Finite element based study on aerostatic post-buckling and multi-stability of long-span bridges

Abstract

Aerostatic instability is one of two vital instabilities of wind resistance design for long-span bridges. Traditionally, the aerostatic instability considering aerodynamic and structural nonlinearity is evaluated through finite element methods employing the Newton-Raphson algorithm. However, the Newton-Raphson algorithm cannot track the structural equilibrium path after the first critical wind speeds (zero stiffness point) and the potential post-buckling multi-stability. This study proposes to use the arc-length method to calculate the aerostatic structural deformation for increasing wind speeds iteratively.
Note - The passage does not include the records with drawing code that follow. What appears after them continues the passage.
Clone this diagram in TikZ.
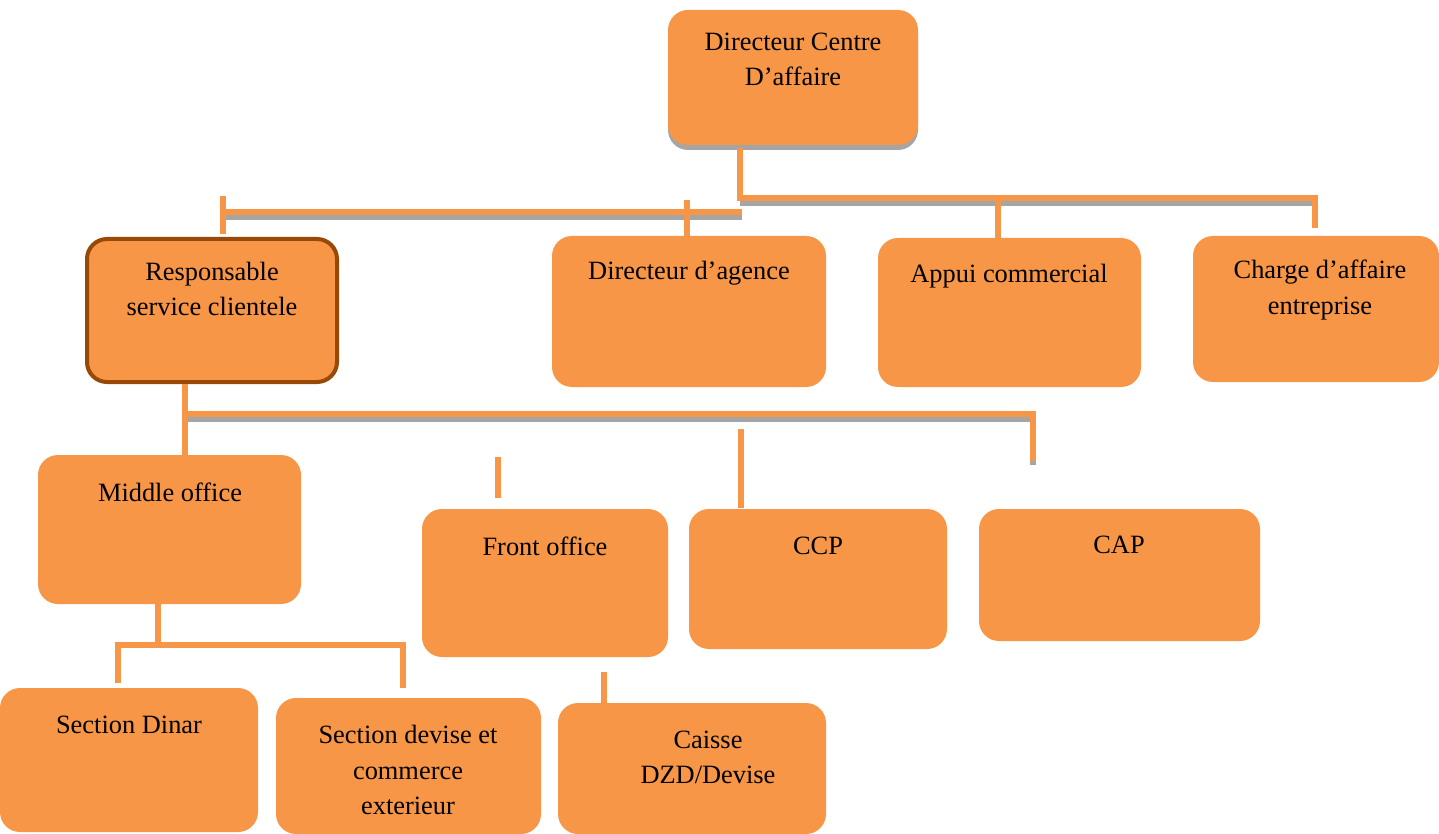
\documentclass[tikz,border=0pt]{standalone}
\usepackage{fontspec}
\setmainfont{Liberation Serif}
\usetikzlibrary{fit}
\definecolor{org}{HTML}{F79646}
\definecolor{brn}{HTML}{984807}
\definecolor{shd}{HTML}{A5A5A5}
\tikzset{
  box/.style={fill=org, draw=none, rounded corners=15pt, inner sep=0pt},
  txt/.style={font=\fontsize{19.8}{26.3}\selectfont, align=center, inner sep=0pt, text=black},
  link/.style={draw=org, line width=3.8pt},
  linkshadow/.style={draw=shd, line width=3.8pt},
}
\begin{document}
\begin{tikzpicture}[x=0.75pt, y=-0.75pt]
\useasboundingbox (0,0) rectangle (1439,834);
% top box shadow
\fill[shd, rounded corners=15pt] (668,15) rectangle (918,150);
\node[box, fit={(668,10)(918,145)}] (top) {};
\node[txt] (ttop) at (793,59) {Directeur Centre\\D’affaire};

\node[box, draw=brn, line width=3pt, fit={(87,239)(337,382)}] (resp) {};
\node[txt] (tresp) at (212,289) {Responsable\\service clientele};

\node[box, fit={(552,236)(826,387)}] (dag) {};
\node[txt] (tdag) at (689,273) {Directeur d’agence};

\node[box, fit={(878,238)(1141,387)}] (app) {};
\node[txt] (tapp) at (1009,276) {Appui commercial};

\node[box, fit={(1193,236)(1439,382)}] (cha) {};
\node[txt] (tcha) at (1320,290) {Charge d’affaire\\entreprise};

\node[box, fit={(38,455)(301,604)}] (mid) {};
\node[txt] (tmid) at (170,492) {Middle office};

\node[box, fit={(422,509)(668,657)}] (fro) {};
\node[txt] (tfro) at (545,546) {Front office};

\node[box, fit={(689,509)(947,649)}] (ccp) {};
\node[txt] (tccp) at (818,546) {CCP};

\node[box, fit={(979,509)(1260,641)}] (cap) {};
\node[txt] (tcap) at (1119,545) {CAP};

\node[box, fit={(0,688)(258,832)}] (sdi) {};
\node[txt] (tsdi) at (129,725) {Section Dinar};

\node[box, fit={(276,698)(541,834)}] (sde) {};
\node[txt] (tsde) at (408,770) {Section devise et\\commerce\\exterieur};

\node[box, fit={(558,703)(826,834)}] (cai) {};
\node[txt] (tcai) at (708,757) {Caisse\\DZD/Devise};

% connector coordinates
\coordinate (a1) at (740,148);
\coordinate (a2) at (740,198);
\coordinate (a3) at (1315,198);
\coordinate (a4) at (1315,228);
\coordinate (a5) at (998,198);
\coordinate (a6) at (998,238);
\coordinate (b1) at (225,212);
\coordinate (b2) at (742,212);
\coordinate (b3) at (223,196);
\coordinate (b4) at (223,234);
\coordinate (b5) at (687,200);
\coordinate (b6) at (687,236);
\coordinate (c1) at (185,384);
\coordinate (c2) at (185,458);
\coordinate (c3) at (185,414);
\coordinate (c4) at (1033,414);
\coordinate (c5) at (1033,465);
\coordinate (c6) at (498,457);
\coordinate (c7) at (498,498);
\coordinate (c8) at (741,429);
\coordinate (c9) at (741,508);
\coordinate (d1) at (158,604);
\coordinate (d2) at (158,645);
\coordinate (d3) at (118,645);
\coordinate (d4) at (403,645);
\coordinate (d5) at (118,683);
\coordinate (d6) at (403,688);
\coordinate (e1) at (604,672);
\coordinate (e2) at (604,703);

% shadows of horizontal bars
\draw[linkshadow] ([yshift=-4pt]a2) -- ([yshift=-4pt]a3);
\draw[linkshadow] ([yshift=-4pt]b1) -- ([yshift=-4pt]b2);
\draw[linkshadow] ([yshift=-4pt]c3) -- ([yshift=-4pt]c4);
\draw[linkshadow] (c4) -- (c5);

% links
\draw[link] (a1) -- (a2) -- (a3) -- (a4);
\draw[link] (a5) -- (a6);
\draw[link] (b1) -- (b2);
\draw[link] (b3) -- (b4);
\draw[link] (b5) -- (b6);
\draw[link] (c1) -- (c2);
\draw[link] (c3) -- (c4) -- ([yshift=3pt]c5);
\draw[link] (c6) -- (c7);
\draw[link] (c8) -- (c9);
\draw[link] (d1) -- (d2);
\draw[link] (d5) -- (d3) -- (d4) -- (d6);
\draw[link] (e1) -- (e2);
\end{tikzpicture}
\end{document}
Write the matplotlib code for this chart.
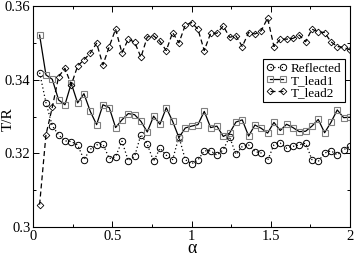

Arc-length can track the equilibrium force-deformation curve even after the initial critical wind speeds. This study finds out that when the pitch moment curve of the bridge deck has a” turning point” at a large angle of attack, there is possibly more than one equilibrium point (multi-stability) for the same wind speeds. Correspondingly, the bridge deck deformation shape and cable and hangers’ internal force along span direction change dramatically at the same wind speed due to aerostatic multi-stability. In the last part of this study, the bridge structure under a turbulent wind field can buckle at a lower wind speed than a smooth wind field because the material yields are caused by large instantaneous deformation.